→ Set task: Write out only the lines from the start of the entries up to and including the line with "0, 0, 0, 0, 1];"; please skip the pictures.

/---

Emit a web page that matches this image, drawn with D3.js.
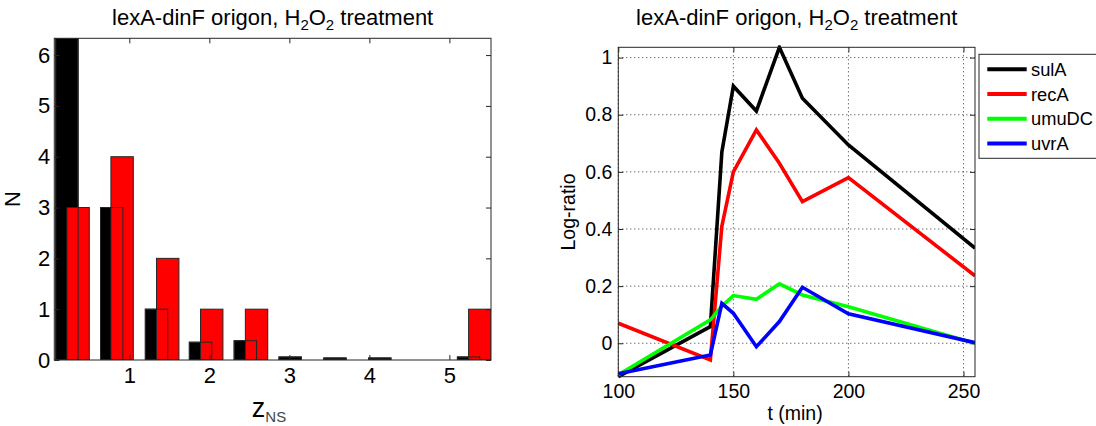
<!DOCTYPE html>
<html><head><meta charset="utf-8">
<script src="https://cdn.jsdelivr.net/npm/d3@7"></script>
<style>
body{margin:0;background:#fff;}
svg{display:block;font-family:Arial,"Liberation Sans",sans-serif;}
</style></head><body>
<svg id="chart" width="1096" height="426"></svg>
<script>
// Histogram of z_NS (left panel)
const histTicksX = [1, 2, 3, 4, 5];
const histTicksY = [0, 1, 2, 3, 4, 5, 6];
const blackBins = [0.22, 0.78, 1.34, 1.89, 2.45, 3.01, 3.57, 4.13, 4.69, 5.24];
const blackCounts = [6.6, 3, 1, 0.35, 0.38, 0.06, 0.04, 0.04, 0, 0.06];
const redBins = [0.36, 0.91, 1.48, 2.03, 2.59, 3.15, 3.71, 4.27, 4.83, 5.38];
const redCounts = [3, 4, 2, 1, 1, 0, 0, 0, 0, 1];

// Time courses of SOS genes (right panel)
const times = [100, 140, 145, 150, 160, 170, 180, 200, 255];
const sulA  = [-0.117, 0.058, 0.67, 0.90, 0.813, 1.036, 0.858, 0.694, 0.333];
const recA  = [0.07, -0.058, 0.41, 0.60, 0.747, 0.63, 0.496, 0.58, 0.236];
const umuDC = [-0.11, 0.082, 0.13, 0.167, 0.154, 0.208, 0.169, 0.128, 0.0];
const uvrA  = [-0.107, -0.041, 0.14, 0.105, -0.012, 0.076, 0.196, 0.103, 0.002];
const geneNames = ["sulA", "recA", "umuDC", "uvrA"];
const geneColors = ["#000000", "#ff0000", "#00ff00", "#0000ff"];
const timeTicks = [100, 150, 200, 250];
const ratioTicks = [0, 0.2, 0.4, 0.6, 0.8, 1];

const svg = d3.select("#chart");
const AX = "#262626";

function title(g, cx) {
  const t = g.append("text").attr("x", cx).attr("y", 25)
    .attr("text-anchor", "middle").attr("font-size", 22).attr("fill", "#000");
  t.append("tspan").text("lexA-dinF origon, H");
  t.append("tspan").attr("dy", 5).attr("font-size", 15).text("2");
  t.append("tspan").attr("dy", -5).text("O");
  t.append("tspan").attr("dy", 5).attr("font-size", 15).text("2");
  t.append("tspan").attr("dy", -5).text(" treatment");
}

function styleAxis(sel, size) {
  sel.select(".domain").remove();
  sel.selectAll(".tick line").attr("stroke", AX);
  sel.selectAll(".tick text").attr("fill", "#000").attr("font-size", size)
    .attr("font-family", "Arial, 'Liberation Sans', sans-serif");
}

// ---------- Left panel: histogram ----------
{
  const L = {l: 54.3, r: 491, t: 38.3, b: 360};
  const x = d3.scaleLinear([0.0625, 5.52], [L.l, L.r]);
  const y = d3.scaleLinear([0, 6.33], [L.b, L.t]);
  const binW = 0.28;
  const g = svg.append("g");

  svg.append("clipPath").attr("id", "clipL").append("rect")
    .attr("x", L.l).attr("y", L.t).attr("width", L.r - L.l).attr("height", L.b - L.t);
  const bars = g.append("g").attr("clip-path", "url(#clipL)");

  const blackData = blackBins.map((c, i) => ({c, v: blackCounts[i]})).filter(d => d.v > 0);
  const redData = redBins.map((c, i) => ({c, v: redCounts[i]})).filter(d => d.v > 0);

  const rectAttrs = sel => sel
    .attr("x", d => x(d.c - binW / 2))
    .attr("width", d => x(d.c + binW / 2) - x(d.c - binW / 2))
    .attr("y", d => y(d.v))
    .attr("height", d => y(0) - y(d.v));

  bars.selectAll(".bk").data(blackData).join("rect").attr("class", "bk")
    .call(rectAttrs).attr("fill", "#000").attr("stroke", AX).attr("stroke-width", 1);
  bars.selectAll(".rd").data(redData).join("rect").attr("class", "rd")
    .call(rectAttrs).attr("fill", "#ff0000").attr("stroke", AX).attr("stroke-width", 1);
  // black bar edges stay visible over the red faces
  bars.selectAll(".bkEdge").data(blackData).join("rect").attr("class", "bkEdge")
    .call(rectAttrs).attr("fill", "none").attr("stroke", AX).attr("stroke-width", 1);

  const ax = d3.axisBottom(x).tickValues(histTicksX).tickFormat(d3.format("d"))
    .tickSizeInner(-5).tickSizeOuter(0).tickPadding(7);
  g.append("g").attr("transform", `translate(0,${L.b})`).call(ax).call(s => styleAxis(s, 22));
  g.append("g").attr("transform", `translate(0,${L.t})`)
    .call(d3.axisTop(x).tickValues(histTicksX).tickSizeInner(-5).tickSizeOuter(0).tickFormat(""))
    .call(s => styleAxis(s, 22));
  g.append("g").attr("transform", `translate(${L.l},0)`)
    .call(d3.axisLeft(y).tickValues(histTicksY).tickFormat(d3.format("d"))
      .tickSizeInner(-5).tickSizeOuter(0).tickPadding(4))
    .call(s => styleAxis(s, 22));
  g.append("g").attr("transform", `translate(${L.r},0)`)
    .call(d3.axisRight(y).tickValues(histTicksY).tickSizeInner(-5).tickSizeOuter(0).tickFormat(""))
    .call(s => styleAxis(s, 22));
  g.append("rect").attr("x", L.l).attr("y", L.t).attr("width", L.r - L.l).attr("height", L.b - L.t)
    .attr("fill", "none").attr("stroke", AX).attr("stroke-width", 1);

  title(g, (L.l + L.r) / 2);

  g.append("text").attr("transform", `translate(20,199) rotate(-90)`)
    .attr("text-anchor", "middle").attr("font-size", 22).text("N");

  const xl = g.append("text").attr("x", 269).attr("y", 417).attr("text-anchor", "middle");
  xl.append("tspan").attr("font-size", 27).text("z");
  xl.append("tspan").attr("dy", 5).attr("font-size", 15).attr("fill", "#444").text("NS");
}

// ---------- Right panel: time courses ----------
{
  const R = {l: 618.3, r: 975, t: 47.3, b: 376.7};
  const x = d3.scaleLinear([100, 255], [R.l, R.r]);
  const y = d3.scaleLinear([-0.117, 1.036], [R.b, R.t]);
  const g = svg.append("g");

  // dotted grid
  g.append("g").selectAll("line").data(timeTicks).join("line")
    .attr("x1", d => x(d)).attr("x2", d => x(d)).attr("y1", R.t).attr("y2", R.b)
    .attr("stroke", "#333").attr("stroke-dasharray", "1,3");
  g.append("g").selectAll("line").data(ratioTicks).join("line")
    .attr("x1", R.l).attr("x2", R.r).attr("y1", d => y(d)).attr("y2", d => y(d))
    .attr("stroke", "#333").attr("stroke-dasharray", "1,3");

  g.append("g").attr("transform", `translate(0,${R.b})`)
    .call(d3.axisBottom(x).tickValues(timeTicks).tickFormat(d3.format("d"))
      .tickSizeInner(-5).tickSizeOuter(0).tickPadding(7))
    .call(s => styleAxis(s, 19.5));
  g.append("g").attr("transform", `translate(0,${R.t})`)
    .call(d3.axisTop(x).tickValues(timeTicks).tickSizeInner(-5).tickSizeOuter(0).tickFormat(""))
    .call(s => styleAxis(s, 19.5));
  g.append("g").attr("transform", `translate(${R.l},0)`)
    .call(d3.axisLeft(y).tickValues(ratioTicks).tickFormat(d => d === 0 ? "0" : d === 1 ? "1" : d3.format(".1f")(d))
      .tickSizeInner(-5).tickSizeOuter(0).tickPadding(6))
    .call(s => styleAxis(s, 19.5));
  g.append("g").attr("transform", `translate(${R.r},0)`)
    .call(d3.axisRight(y).tickValues(ratioTicks).tickSizeInner(-5).tickSizeOuter(0).tickFormat(""))
    .call(s => styleAxis(s, 19.5));

  svg.append("clipPath").attr("id", "clipR").append("rect")
    .attr("x", R.l - 2).attr("y", R.t - 2).attr("width", R.r - R.l + 2).attr("height", R.b - R.t + 4);

  const series = [sulA, recA, umuDC, uvrA];
  const line = d3.line().x((d, i) => x(times[i])).y(d => y(d));
  g.append("g").attr("clip-path", "url(#clipR)").selectAll("path").data(series).join("path")
    .attr("d", d => line(d)).attr("fill", "none")
    .attr("stroke", (d, i) => geneColors[i]).attr("stroke-width", 3.6)
    .attr("stroke-linejoin", "miter").attr("stroke-miterlimit", 4);

  g.append("rect").attr("x", R.l).attr("y", R.t).attr("width", R.r - R.l).attr("height", R.b - R.t)
    .attr("fill", "none").attr("stroke", AX).attr("stroke-width", 1);

  title(g, 796.7);

  g.append("text").attr("x", 795).attr("y", 420).attr("text-anchor", "middle")
    .attr("font-size", 19.5).text("t (min)");
  g.append("text").attr("transform", `translate(575,212) rotate(-90)`)
    .attr("text-anchor", "middle").attr("font-size", 19.5).text("Log-ratio");

  // legend
  const lg = g.append("g");
  lg.append("rect").attr("x", 979).attr("y", 54.3).attr("width", 140).attr("height", 104)
    .attr("fill", "#fff").attr("stroke", AX).attr("stroke-width", 1);
  const items = lg.selectAll("g.item").data(geneNames).join("g").attr("class", "item")
    .attr("transform", (d, i) => `translate(0,${69.3 + i * 24.7})`);
  items.append("line").attr("x1", 987.3).attr("x2", 1026.7)
    .attr("stroke", (d, i) => geneColors[i]).attr("stroke-width", 4);
  items.append("text").attr("x", 1031).attr("dy", "0.36em").attr("font-size", 18.3).text(d => d);
}
</script>
</body></html>
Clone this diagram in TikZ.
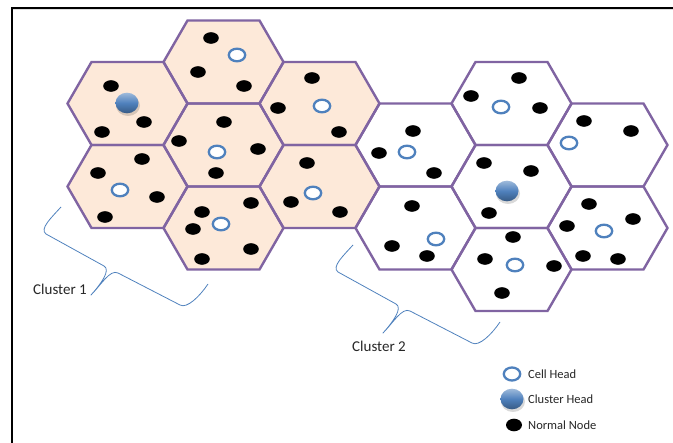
\documentclass[tikz,border=0pt]{standalone}
\usepackage{fontspec}
\setmainfont{Carlito}
\usetikzlibrary{positioning}

\definecolor{hexline}{HTML}{8064A2}
\definecolor{hexfill}{HTML}{FDE9D9}
\definecolor{headblue}{HTML}{4F81BD}

\begin{document}
\begin{tikzpicture}[x=1pt,y=-1pt,
  hexcell/.style={line width=2.4pt, draw=hexline, line join=miter},
  cellhead/.style={draw=headblue, line width=2.3pt, fill=white},
  clusterhead/.style={top color=headblue!55!white, bottom color=headblue!70!black, middle color=headblue},
  brace/.style={headblue, line width=0.8pt, line join=round},
  lbl/.style={font=\fontsize{15}{16}\selectfont, text=black!85, inner sep=0pt},
  legend/.style={font=\fontsize{12.5}{14}\selectfont, text=black!85, anchor=west, inner sep=0pt}]

\useasboundingbox (0,0) rectangle (673,443);

% frame
\draw[gray!25, line width=1pt] (13,10) -- (673,10);
\draw[line width=2pt] (12,443) -- (12,8) -- (673,8);

% cells: cluster 1 filled, cluster 2 white
\foreach \cx/\cy/\col in {127.5/103.5/hexfill, 223.5/62/hexfill, 223.5/145/hexfill,
    127.5/186.5/hexfill, 319.5/103.5/hexfill, 319.5/186.5/hexfill, 223.5/228/hexfill,
    415.5/145/white, 511.5/103.5/white, 511.5/186.5/white, 607.5/145/white,
    607.5/228/white, 415.5/228/white, 511.5/269.5/white}
  \fill[\col] (\cx-60,\cy) -- ++(24,-41.5) -- ++(72,0) -- ++(24,41.5)
    -- ++(-24,41.5) -- ++(-72,0) -- cycle;
\foreach \cx/\cy in {127.5/103.5, 223.5/62, 223.5/145, 127.5/186.5, 319.5/103.5,
    319.5/186.5, 223.5/228, 415.5/145, 511.5/103.5, 511.5/186.5, 607.5/145,
    607.5/228, 415.5/228, 511.5/269.5}
  \draw[hexcell] (\cx-60,\cy) -- ++(24,-41.5) -- ++(72,0) -- ++(24,41.5)
    -- ++(-24,41.5) -- ++(-72,0) -- cycle;

% normal nodes
\foreach \p in {(111,86), (144,122), (102,132),
    (211,38), (198,72), (244,86),
    (224,122), (179,141), (258,149), (216,173),
    (142,159), (98,173), (157,197), (105,217),
    (312,78), (278,108), (339,132),
    (307,163), (291,202), (340,212),
    (251,203), (202,212), (193,229), (251,249), (202,259),
    (413,131), (379,153), (434,173),
    (519,78), (471,96), (540,108),
    (584,121), (631,131),
    (484,163), (531,171), (489,213),
    (589,204), (633,219), (567,226), (583,256), (618,259),
    (412,206), (392,246), (427,256),
    (513,237), (485,259), (554,266), (502,293)}
  \fill \p ellipse (7.8pt and 5.8pt);

% cell heads
\foreach \p in {(237,55), (217,152), (120,190), (322,106), (313,193), (221,224),
    (407,152), (501,107), (569,143), (604,231), (436,239), (515,265)}
  \draw[cellhead] \p ellipse (8.2pt and 6.3pt);

% cluster heads
\foreach \p in {(127,103), (507,191)} {
  \fill[black, opacity=0.15] \p ++(1,2.5) ellipse (12pt and 10.5pt);
  \shade[clusterhead] \p ellipse (11.5pt and 10.3pt);
}

% braces
\foreach \dx/\dy in {0/0, 292/38}
  \draw[brace, shift={(\dx,\dy)}] (61,207) .. controls (52,217) and (39,229) .. (46,234)
    -- (104,266) .. controls (111,270) and (101,284) .. (91,295)
    .. controls (101,285) and (110,269) .. (118,273)
    -- (180,305) .. controls (187,309) and (200,296) .. (208,284);

\node[lbl] (cluster1) at (60,289.5) {Cluster 1};
\node[lbl] (cluster2) at (379,346) {Cluster 2};

% legend
\coordinate (keycell) at (512,374);
\coordinate (keyhead) at (512,399);
\coordinate (keynode) at (514,425);
\draw[cellhead] (keycell) ellipse (8.2pt and 6.5pt);
\fill[black, opacity=0.15] (keyhead) ++(1,2.5) ellipse (12pt and 10.5pt);
\shade[clusterhead] (keyhead) ellipse (11.5pt and 10.3pt);
\fill (keynode) ellipse (8pt and 6.3pt);
\node[legend, right=16pt of keycell] (celltxt) {Cell Head};
\node[legend, right=16pt of keyhead] (headtxt) {Cluster Head};
\node[legend, right=14pt of keynode] (nodetxt) {Normal Node};
\end{tikzpicture}
\end{document}
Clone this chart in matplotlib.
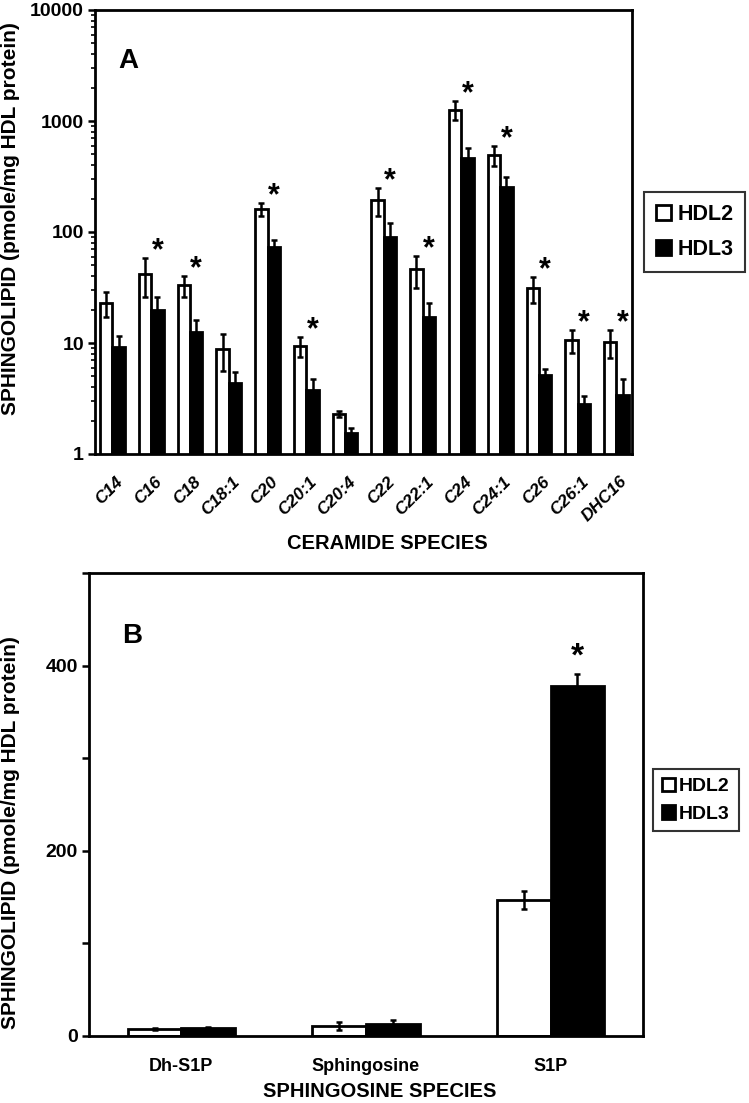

\---

→ Solution for this task:
Emit a web page that matches this image, drawn with D3.js.
<!DOCTYPE html>
<html><head><meta charset="utf-8">
<script src="https://cdn.jsdelivr.net/npm/d3@7"></script>
<style>
body{margin:0;background:#fff;}
svg{display:block;font-family:Arial,"Liberation Sans",sans-serif;}
</style></head><body>
<svg id="chart" width="1096" height="426"></svg>
<script>
// Histogram of z_NS (left panel)
const histTicksX = [1, 2, 3, 4, 5];
const histTicksY = [0, 1, 2, 3, 4, 5, 6];
const blackBins = [0.22, 0.78, 1.34, 1.89, 2.45, 3.01, 3.57, 4.13, 4.69, 5.24];
const blackCounts = [6.6, 3, 1, 0.35, 0.38, 0.06, 0.04, 0.04, 0, 0.06];
const redBins = [0.36, 0.91, 1.48, 2.03, 2.59, 3.15, 3.71, 4.27, 4.83, 5.38];
const redCounts = [3, 4, 2, 1, 1, 0, 0, 0, 0, 1];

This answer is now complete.